**Your instructions**: Copy out the lines of the records below, and only those lines, from the one with "Give me the matplotlib source for this chart." through the one with "y = np.array(cost_per_mile)", exactly as they appear.
-- START OF Task material --
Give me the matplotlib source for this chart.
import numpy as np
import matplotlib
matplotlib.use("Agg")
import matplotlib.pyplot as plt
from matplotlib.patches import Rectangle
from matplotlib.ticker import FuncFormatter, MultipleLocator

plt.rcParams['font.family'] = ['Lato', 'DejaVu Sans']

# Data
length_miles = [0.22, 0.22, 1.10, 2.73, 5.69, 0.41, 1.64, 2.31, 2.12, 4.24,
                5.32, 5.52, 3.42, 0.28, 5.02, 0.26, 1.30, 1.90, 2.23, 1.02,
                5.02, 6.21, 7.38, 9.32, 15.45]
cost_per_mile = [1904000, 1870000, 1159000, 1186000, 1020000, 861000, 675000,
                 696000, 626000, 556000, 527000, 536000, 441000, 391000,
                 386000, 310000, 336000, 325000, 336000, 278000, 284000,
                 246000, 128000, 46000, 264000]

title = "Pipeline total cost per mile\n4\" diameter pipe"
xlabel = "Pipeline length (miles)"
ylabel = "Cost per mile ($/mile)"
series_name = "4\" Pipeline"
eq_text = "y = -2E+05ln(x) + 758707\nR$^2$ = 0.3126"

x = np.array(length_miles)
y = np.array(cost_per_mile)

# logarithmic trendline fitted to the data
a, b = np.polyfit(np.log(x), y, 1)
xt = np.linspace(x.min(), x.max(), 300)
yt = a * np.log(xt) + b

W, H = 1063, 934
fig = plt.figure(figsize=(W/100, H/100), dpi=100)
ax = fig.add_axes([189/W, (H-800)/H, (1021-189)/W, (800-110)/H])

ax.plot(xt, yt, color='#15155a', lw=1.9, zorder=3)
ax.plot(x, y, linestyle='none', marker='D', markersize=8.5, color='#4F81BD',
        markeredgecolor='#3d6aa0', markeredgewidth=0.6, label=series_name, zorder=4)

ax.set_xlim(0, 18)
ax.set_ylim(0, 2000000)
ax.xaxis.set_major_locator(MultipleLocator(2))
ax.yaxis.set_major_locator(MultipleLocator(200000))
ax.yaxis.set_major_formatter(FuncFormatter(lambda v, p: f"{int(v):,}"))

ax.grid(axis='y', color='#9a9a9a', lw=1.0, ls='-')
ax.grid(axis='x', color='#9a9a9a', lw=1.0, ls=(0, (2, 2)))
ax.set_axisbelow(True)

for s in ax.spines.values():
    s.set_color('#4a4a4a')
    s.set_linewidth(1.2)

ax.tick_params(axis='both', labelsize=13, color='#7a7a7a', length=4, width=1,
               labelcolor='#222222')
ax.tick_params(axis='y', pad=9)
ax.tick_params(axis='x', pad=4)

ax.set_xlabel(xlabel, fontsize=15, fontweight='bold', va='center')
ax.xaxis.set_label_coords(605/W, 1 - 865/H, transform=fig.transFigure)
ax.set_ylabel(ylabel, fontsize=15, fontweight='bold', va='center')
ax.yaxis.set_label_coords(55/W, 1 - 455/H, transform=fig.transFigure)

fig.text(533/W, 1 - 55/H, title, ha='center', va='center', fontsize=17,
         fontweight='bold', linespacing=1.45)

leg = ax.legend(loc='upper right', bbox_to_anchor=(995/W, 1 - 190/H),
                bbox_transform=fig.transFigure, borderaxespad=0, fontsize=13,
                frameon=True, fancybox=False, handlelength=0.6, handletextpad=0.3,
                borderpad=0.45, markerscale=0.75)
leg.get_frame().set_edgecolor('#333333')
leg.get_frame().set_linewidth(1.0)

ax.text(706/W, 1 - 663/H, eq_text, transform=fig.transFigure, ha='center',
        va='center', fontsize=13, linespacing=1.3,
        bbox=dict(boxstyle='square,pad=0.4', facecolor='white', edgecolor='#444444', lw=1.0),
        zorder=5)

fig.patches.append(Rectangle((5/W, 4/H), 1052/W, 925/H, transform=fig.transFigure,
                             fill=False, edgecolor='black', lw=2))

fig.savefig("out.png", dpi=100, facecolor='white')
-- END OF Task material --
-- START OF Task material --
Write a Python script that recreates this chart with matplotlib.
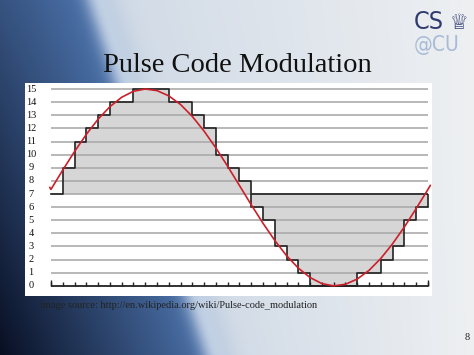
-- END OF Task material --
-- START OF Task material --
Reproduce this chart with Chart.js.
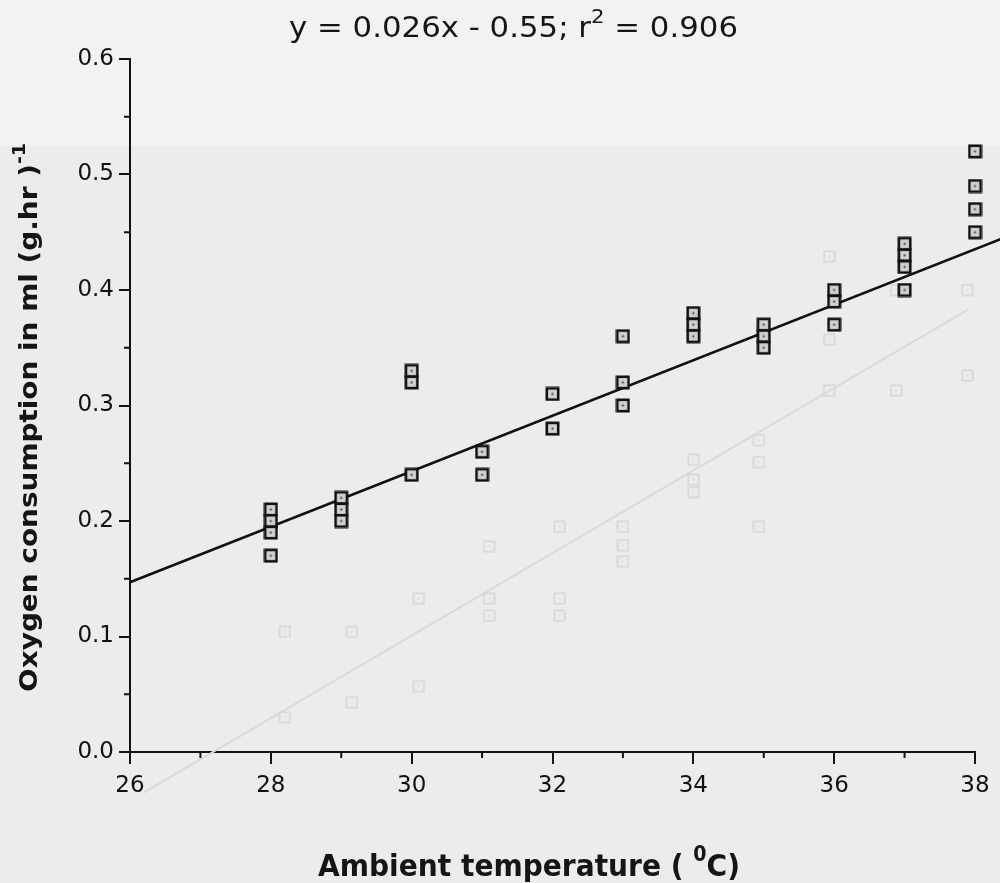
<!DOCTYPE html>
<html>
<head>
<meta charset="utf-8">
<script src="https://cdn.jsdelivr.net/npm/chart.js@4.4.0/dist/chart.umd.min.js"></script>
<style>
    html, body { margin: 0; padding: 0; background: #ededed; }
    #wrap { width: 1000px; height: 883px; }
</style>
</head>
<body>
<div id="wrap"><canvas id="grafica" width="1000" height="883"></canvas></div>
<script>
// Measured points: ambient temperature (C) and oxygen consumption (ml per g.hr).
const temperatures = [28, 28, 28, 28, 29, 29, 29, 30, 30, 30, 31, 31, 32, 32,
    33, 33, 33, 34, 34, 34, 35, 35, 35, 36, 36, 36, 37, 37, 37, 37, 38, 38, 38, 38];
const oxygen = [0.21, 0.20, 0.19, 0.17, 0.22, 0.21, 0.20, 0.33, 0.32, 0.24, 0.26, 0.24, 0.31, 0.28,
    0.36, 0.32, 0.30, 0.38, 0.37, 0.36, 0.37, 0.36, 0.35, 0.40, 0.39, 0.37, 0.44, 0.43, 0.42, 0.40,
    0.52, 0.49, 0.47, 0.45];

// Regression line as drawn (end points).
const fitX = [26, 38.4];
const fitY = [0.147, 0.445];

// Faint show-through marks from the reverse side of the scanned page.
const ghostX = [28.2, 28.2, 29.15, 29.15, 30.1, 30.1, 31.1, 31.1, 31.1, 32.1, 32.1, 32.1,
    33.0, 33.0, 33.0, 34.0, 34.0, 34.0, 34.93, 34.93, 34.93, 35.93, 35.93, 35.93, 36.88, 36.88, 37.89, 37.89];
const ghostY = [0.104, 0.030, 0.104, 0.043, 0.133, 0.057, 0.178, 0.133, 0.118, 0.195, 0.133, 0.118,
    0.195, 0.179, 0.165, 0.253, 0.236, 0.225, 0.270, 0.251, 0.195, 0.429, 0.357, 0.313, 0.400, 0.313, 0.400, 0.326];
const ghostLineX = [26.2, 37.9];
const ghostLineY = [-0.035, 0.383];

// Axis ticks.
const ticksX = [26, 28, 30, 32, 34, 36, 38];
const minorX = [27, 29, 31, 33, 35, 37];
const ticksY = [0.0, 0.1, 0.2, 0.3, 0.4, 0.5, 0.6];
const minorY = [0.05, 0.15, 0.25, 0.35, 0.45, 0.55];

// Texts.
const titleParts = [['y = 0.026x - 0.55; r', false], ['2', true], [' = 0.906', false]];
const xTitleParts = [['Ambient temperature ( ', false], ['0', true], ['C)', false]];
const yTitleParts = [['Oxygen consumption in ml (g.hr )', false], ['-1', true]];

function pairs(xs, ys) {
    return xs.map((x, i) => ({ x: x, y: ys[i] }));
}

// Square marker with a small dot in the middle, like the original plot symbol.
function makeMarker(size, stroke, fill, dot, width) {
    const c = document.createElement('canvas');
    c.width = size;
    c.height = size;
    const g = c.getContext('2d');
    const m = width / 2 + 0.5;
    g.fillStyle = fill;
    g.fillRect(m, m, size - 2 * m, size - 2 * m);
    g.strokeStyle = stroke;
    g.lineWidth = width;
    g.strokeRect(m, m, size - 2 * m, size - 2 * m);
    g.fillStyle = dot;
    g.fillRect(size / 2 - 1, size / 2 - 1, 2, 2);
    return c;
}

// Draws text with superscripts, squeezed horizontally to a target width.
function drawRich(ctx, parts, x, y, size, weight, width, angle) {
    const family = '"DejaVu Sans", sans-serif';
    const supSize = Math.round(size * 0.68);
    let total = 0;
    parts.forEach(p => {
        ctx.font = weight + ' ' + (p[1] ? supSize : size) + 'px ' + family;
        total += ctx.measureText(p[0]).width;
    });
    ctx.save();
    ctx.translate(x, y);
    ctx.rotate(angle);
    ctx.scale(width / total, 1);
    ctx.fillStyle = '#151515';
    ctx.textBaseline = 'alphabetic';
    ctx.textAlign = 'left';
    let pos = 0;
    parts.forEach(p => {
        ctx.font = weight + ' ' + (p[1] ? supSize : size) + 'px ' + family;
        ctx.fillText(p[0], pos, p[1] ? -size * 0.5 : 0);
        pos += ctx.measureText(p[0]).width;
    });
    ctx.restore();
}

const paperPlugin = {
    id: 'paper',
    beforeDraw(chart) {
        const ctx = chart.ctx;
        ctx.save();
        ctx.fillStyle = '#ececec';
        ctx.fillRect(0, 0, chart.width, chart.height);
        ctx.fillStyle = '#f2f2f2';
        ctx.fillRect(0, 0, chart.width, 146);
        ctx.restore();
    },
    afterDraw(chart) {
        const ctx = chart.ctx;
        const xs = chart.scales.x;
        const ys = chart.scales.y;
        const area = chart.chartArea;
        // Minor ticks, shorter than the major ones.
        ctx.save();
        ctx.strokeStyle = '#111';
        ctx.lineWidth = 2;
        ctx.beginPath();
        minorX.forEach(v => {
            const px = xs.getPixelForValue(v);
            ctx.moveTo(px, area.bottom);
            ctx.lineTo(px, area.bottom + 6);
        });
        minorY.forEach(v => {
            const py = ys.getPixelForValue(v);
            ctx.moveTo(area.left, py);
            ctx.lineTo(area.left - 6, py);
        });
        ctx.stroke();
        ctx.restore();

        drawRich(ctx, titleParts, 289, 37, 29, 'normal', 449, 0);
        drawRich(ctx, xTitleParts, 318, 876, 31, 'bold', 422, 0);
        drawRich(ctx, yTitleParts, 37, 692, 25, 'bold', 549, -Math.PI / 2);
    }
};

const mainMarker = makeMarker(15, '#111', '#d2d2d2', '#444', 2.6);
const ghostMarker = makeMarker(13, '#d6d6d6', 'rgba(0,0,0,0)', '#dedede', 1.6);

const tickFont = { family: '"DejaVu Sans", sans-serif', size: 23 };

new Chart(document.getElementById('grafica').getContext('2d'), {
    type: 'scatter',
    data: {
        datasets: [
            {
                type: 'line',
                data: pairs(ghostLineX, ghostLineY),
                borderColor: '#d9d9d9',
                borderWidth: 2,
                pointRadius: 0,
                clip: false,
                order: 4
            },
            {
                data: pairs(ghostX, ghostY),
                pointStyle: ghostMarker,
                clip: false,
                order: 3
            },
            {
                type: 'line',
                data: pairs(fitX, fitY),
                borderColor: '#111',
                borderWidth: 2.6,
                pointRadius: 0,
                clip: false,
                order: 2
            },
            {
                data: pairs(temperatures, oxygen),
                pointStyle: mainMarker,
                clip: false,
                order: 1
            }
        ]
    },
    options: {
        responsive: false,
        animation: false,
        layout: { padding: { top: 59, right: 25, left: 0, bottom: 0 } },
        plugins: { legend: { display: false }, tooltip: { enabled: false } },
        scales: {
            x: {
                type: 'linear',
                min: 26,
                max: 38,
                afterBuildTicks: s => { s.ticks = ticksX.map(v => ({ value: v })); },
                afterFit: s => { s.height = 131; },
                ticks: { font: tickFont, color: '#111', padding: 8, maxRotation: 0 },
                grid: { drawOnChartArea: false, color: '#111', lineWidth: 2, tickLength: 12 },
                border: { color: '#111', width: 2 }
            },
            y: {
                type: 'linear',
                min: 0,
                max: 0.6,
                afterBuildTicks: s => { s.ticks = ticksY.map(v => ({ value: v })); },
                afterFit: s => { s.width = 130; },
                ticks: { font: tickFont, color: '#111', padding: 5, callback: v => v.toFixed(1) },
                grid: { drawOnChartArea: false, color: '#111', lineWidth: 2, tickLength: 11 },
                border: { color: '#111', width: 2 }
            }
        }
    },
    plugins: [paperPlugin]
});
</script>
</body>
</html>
-- END OF Task material --
**Response**:
Give me the matplotlib source for this chart.
import numpy as np
import matplotlib
matplotlib.use("Agg")
import matplotlib.pyplot as plt
from matplotlib.patches import Rectangle
from matplotlib.ticker import FuncFormatter, MultipleLocator

plt.rcParams['font.family'] = ['Lato', 'DejaVu Sans']

# Data
length_miles = [0.22, 0.22, 1.10, 2.73, 5.69, 0.41, 1.64, 2.31, 2.12, 4.24,
                5.32, 5.52, 3.42, 0.28, 5.02, 0.26, 1.30, 1.90, 2.23, 1.02,
                5.02, 6.21, 7.38, 9.32, 15.45]
cost_per_mile = [1904000, 1870000, 1159000, 1186000, 1020000, 861000, 675000,
                 696000, 626000, 556000, 527000, 536000, 441000, 391000,
                 386000, 310000, 336000, 325000, 336000, 278000, 284000,
                 246000, 128000, 46000, 264000]

title = "Pipeline total cost per mile\n4\" diameter pipe"
xlabel = "Pipeline length (miles)"
ylabel = "Cost per mile ($/mile)"
series_name = "4\" Pipeline"
eq_text = "y = -2E+05ln(x) + 758707\nR$^2$ = 0.3126"

x = np.array(length_miles)
y = np.array(cost_per_mile)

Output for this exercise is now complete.